▸ Prompt
Seek out every line containing the word "drawn", and copy each.
## BEGIN Exercise material
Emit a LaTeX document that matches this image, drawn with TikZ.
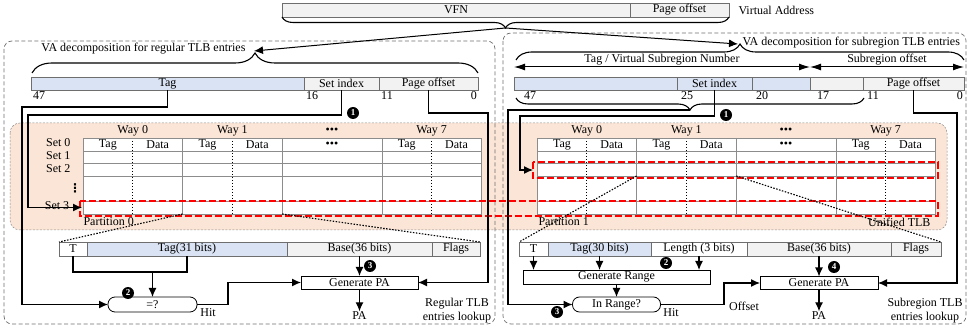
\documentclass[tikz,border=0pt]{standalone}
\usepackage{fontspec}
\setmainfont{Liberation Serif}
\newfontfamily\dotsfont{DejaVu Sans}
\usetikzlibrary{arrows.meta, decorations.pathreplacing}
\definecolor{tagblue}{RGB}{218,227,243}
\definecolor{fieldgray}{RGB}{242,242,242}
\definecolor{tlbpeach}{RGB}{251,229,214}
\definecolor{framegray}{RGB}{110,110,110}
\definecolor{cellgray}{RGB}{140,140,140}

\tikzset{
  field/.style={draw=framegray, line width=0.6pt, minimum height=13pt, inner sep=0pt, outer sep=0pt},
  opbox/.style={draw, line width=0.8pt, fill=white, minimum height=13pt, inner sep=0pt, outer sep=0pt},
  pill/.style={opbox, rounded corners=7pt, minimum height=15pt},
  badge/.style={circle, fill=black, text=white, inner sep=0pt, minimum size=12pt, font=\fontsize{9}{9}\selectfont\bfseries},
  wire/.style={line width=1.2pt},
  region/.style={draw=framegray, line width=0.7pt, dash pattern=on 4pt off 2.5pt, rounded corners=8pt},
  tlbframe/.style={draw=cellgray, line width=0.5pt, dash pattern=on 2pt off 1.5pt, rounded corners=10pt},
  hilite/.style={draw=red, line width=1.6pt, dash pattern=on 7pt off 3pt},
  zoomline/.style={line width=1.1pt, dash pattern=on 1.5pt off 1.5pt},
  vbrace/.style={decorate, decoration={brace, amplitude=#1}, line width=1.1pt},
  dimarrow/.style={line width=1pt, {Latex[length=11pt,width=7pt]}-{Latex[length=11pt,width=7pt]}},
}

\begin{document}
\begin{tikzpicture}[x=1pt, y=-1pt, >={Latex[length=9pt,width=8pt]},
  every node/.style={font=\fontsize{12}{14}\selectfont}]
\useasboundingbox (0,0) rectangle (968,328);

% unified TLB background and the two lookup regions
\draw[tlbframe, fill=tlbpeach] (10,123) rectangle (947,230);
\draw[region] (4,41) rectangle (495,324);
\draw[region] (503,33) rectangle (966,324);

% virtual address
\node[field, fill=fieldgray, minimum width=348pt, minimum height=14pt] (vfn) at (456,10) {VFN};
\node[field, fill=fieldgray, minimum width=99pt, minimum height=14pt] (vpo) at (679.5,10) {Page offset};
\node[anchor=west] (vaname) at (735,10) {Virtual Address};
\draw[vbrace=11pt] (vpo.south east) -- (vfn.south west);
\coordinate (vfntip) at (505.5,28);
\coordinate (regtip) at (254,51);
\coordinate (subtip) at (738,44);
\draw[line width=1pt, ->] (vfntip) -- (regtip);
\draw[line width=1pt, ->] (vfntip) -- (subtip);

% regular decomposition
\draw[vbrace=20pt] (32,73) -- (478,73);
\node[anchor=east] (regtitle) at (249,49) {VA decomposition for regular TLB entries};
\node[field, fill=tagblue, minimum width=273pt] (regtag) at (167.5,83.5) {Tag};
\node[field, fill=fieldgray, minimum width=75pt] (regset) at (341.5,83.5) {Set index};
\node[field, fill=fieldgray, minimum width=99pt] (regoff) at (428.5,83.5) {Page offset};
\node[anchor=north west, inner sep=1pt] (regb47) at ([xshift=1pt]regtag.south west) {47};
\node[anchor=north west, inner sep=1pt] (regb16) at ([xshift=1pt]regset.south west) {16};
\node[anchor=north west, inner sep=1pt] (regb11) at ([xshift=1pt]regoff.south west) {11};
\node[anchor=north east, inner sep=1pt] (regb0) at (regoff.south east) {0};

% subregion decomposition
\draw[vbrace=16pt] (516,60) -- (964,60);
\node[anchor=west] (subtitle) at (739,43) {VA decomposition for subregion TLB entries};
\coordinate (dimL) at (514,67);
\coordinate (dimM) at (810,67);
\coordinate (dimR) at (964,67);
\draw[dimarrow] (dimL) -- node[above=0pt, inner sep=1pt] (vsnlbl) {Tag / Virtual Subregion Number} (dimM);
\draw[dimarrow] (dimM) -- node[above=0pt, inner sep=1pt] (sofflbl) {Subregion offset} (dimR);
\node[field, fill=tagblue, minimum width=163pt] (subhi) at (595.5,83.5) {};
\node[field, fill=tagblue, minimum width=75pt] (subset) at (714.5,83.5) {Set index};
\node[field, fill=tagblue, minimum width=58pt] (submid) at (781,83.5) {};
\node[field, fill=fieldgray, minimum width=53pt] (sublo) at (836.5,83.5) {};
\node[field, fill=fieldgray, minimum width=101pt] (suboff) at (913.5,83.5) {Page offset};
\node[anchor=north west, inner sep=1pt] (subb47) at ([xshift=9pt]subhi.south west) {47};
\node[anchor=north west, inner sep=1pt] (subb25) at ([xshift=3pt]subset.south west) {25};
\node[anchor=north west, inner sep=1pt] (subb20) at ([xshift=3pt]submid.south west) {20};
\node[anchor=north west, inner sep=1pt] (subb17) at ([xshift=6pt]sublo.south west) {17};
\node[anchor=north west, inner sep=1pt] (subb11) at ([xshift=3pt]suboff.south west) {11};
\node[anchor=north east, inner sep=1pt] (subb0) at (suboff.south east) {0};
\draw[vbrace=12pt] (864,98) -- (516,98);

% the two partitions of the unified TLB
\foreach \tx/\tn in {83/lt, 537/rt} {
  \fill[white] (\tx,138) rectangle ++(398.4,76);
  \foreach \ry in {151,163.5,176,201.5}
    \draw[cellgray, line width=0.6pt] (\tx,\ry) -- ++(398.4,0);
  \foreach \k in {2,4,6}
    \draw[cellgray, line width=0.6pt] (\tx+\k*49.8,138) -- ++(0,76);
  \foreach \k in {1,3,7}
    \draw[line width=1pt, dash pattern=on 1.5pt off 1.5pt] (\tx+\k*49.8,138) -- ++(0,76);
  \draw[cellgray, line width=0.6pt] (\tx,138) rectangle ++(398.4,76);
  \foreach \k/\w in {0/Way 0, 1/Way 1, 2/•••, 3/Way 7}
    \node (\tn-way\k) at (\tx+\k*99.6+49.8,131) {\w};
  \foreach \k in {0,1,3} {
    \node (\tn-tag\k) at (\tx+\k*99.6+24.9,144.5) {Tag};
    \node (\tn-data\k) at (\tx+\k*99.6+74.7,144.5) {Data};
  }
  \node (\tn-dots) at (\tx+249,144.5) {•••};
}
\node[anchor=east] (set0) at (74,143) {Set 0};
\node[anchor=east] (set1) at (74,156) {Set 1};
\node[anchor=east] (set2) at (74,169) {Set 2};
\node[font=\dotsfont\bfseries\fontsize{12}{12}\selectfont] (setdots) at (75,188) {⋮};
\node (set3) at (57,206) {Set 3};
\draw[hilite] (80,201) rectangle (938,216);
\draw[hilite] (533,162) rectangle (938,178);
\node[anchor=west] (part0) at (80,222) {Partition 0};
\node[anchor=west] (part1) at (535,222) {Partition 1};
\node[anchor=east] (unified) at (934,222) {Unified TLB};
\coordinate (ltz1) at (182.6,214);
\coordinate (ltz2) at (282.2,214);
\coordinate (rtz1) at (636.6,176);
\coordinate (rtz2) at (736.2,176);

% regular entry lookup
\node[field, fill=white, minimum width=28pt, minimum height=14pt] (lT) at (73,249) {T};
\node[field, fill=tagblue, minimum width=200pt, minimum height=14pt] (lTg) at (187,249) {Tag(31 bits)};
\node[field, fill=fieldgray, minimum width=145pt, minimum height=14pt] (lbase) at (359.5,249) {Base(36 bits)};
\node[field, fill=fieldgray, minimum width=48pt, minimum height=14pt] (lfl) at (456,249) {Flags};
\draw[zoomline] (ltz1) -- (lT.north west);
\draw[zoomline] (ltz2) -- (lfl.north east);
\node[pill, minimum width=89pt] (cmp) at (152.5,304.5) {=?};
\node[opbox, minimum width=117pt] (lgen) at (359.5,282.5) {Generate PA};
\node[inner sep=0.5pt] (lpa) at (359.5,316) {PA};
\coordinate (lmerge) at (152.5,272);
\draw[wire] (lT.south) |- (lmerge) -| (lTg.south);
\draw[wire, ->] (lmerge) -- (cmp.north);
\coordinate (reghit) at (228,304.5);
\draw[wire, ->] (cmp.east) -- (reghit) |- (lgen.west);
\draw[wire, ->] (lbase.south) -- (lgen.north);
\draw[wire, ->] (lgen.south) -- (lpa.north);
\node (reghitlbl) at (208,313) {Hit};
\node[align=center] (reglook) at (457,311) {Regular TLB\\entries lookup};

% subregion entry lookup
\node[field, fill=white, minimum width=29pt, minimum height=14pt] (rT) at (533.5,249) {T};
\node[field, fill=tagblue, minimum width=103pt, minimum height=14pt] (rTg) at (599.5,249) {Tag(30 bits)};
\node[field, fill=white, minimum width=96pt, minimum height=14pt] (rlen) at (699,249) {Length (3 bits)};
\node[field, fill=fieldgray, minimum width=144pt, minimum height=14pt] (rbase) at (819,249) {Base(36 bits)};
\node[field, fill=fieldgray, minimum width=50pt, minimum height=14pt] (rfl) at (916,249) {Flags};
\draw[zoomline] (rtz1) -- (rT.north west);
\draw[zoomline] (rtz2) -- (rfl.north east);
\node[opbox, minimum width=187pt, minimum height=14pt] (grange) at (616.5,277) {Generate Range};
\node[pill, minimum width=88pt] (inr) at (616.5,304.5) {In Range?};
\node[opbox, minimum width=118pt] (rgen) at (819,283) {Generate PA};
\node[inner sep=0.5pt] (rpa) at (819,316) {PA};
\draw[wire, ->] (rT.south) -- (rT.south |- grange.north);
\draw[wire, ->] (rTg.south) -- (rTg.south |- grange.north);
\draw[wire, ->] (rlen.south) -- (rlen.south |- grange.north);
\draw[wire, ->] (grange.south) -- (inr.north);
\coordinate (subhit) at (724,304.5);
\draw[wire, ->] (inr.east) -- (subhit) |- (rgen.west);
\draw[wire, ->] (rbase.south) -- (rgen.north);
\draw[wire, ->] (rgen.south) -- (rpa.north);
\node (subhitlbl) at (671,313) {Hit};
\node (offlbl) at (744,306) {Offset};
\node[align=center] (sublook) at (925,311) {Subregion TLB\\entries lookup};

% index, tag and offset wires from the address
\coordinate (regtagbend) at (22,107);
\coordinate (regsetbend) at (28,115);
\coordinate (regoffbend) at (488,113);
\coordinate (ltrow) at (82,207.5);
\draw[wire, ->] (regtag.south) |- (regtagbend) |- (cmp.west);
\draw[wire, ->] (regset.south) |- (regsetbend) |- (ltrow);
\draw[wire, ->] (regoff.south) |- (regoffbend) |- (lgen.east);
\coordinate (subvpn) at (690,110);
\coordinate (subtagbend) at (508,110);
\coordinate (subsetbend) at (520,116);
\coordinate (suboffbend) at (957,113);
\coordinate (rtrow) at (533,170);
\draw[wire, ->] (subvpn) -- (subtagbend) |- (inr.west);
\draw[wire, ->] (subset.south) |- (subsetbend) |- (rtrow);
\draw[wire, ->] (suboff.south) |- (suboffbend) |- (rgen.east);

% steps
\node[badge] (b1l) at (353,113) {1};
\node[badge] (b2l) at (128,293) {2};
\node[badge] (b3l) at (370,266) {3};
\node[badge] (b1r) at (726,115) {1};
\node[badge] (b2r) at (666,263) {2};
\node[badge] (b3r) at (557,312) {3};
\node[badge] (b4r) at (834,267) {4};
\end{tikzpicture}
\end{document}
## END Exercise material
## BEGIN Exercise material
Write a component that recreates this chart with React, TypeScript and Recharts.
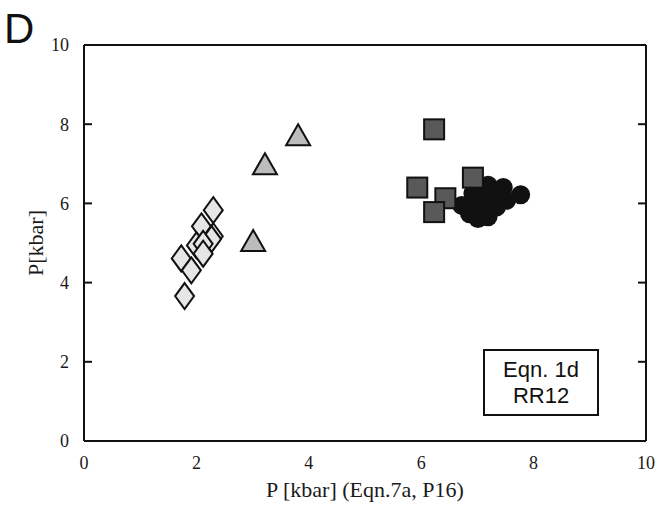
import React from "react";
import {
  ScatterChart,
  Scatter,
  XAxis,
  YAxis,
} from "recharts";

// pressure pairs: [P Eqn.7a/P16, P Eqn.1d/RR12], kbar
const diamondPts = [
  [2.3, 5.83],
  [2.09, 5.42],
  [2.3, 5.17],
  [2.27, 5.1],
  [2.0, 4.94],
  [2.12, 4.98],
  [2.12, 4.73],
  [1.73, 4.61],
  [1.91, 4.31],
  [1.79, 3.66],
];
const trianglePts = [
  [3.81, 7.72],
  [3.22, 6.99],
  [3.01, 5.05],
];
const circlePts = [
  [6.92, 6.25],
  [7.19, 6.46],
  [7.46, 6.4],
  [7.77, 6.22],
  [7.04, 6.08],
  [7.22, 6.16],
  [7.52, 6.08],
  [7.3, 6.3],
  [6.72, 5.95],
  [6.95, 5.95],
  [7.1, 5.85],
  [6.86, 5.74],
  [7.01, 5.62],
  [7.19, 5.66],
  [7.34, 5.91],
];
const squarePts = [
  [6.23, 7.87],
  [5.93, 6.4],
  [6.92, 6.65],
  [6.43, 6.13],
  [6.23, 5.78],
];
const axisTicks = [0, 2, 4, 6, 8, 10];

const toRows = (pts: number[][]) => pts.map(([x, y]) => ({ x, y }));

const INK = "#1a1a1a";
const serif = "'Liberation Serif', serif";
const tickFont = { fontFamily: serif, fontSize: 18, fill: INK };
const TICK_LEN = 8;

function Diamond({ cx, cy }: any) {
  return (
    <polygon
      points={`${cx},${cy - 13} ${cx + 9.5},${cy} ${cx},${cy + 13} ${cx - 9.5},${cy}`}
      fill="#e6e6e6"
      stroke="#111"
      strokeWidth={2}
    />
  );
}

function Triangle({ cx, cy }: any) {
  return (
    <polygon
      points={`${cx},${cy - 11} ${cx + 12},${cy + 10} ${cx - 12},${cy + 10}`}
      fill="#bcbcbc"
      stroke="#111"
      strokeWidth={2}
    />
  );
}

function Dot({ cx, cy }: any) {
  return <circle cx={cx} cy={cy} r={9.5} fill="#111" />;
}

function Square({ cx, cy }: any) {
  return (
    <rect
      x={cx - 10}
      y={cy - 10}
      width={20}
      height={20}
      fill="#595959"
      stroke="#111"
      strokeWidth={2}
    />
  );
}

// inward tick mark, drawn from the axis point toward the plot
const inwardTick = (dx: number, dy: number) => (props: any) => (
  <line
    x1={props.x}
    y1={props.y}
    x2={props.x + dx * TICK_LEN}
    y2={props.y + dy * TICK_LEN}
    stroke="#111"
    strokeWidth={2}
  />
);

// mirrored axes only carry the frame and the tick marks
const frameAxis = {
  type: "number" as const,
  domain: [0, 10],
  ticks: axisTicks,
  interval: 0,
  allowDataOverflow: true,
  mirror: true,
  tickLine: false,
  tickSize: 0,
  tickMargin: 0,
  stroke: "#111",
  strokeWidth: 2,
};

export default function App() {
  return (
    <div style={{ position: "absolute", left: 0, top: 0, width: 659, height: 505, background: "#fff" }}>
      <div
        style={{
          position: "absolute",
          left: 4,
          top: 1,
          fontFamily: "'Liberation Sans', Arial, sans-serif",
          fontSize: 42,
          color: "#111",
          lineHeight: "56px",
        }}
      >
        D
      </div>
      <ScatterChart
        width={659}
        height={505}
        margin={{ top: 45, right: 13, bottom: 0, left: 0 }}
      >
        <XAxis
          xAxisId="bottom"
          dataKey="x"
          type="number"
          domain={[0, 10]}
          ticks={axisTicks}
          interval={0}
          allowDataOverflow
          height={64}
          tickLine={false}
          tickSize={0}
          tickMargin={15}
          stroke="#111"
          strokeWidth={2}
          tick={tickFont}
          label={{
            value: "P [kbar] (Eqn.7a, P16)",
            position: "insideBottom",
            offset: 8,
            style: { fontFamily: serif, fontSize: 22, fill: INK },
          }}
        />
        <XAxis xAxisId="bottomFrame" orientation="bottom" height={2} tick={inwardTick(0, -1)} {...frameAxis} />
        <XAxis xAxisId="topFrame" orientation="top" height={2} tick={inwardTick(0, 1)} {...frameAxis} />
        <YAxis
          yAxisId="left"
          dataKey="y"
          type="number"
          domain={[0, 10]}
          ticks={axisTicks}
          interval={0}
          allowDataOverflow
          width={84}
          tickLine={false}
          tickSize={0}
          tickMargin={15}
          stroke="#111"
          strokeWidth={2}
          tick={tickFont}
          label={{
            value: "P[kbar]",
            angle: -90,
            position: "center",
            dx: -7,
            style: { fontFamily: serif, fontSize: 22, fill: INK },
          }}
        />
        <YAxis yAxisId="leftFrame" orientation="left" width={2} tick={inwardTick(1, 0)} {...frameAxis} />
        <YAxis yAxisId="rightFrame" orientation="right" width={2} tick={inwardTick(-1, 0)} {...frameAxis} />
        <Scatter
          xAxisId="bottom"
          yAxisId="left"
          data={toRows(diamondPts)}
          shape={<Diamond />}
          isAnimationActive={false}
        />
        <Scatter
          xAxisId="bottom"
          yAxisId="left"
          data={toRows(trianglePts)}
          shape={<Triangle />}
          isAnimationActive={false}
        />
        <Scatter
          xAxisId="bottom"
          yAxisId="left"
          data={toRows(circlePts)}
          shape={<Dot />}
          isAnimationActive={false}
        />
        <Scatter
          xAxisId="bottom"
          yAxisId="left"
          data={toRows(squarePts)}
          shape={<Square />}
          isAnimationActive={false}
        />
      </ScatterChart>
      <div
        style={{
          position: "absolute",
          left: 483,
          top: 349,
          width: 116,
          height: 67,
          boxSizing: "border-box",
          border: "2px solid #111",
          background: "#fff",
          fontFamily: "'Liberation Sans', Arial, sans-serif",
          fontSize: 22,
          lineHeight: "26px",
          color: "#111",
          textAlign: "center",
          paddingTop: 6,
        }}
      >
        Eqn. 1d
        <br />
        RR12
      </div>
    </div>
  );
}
## END Exercise material
▸ Solution to this problem
Emit a LaTeX document that matches this image, drawn with TikZ.
// inward tick mark, drawn from the axis point toward the plot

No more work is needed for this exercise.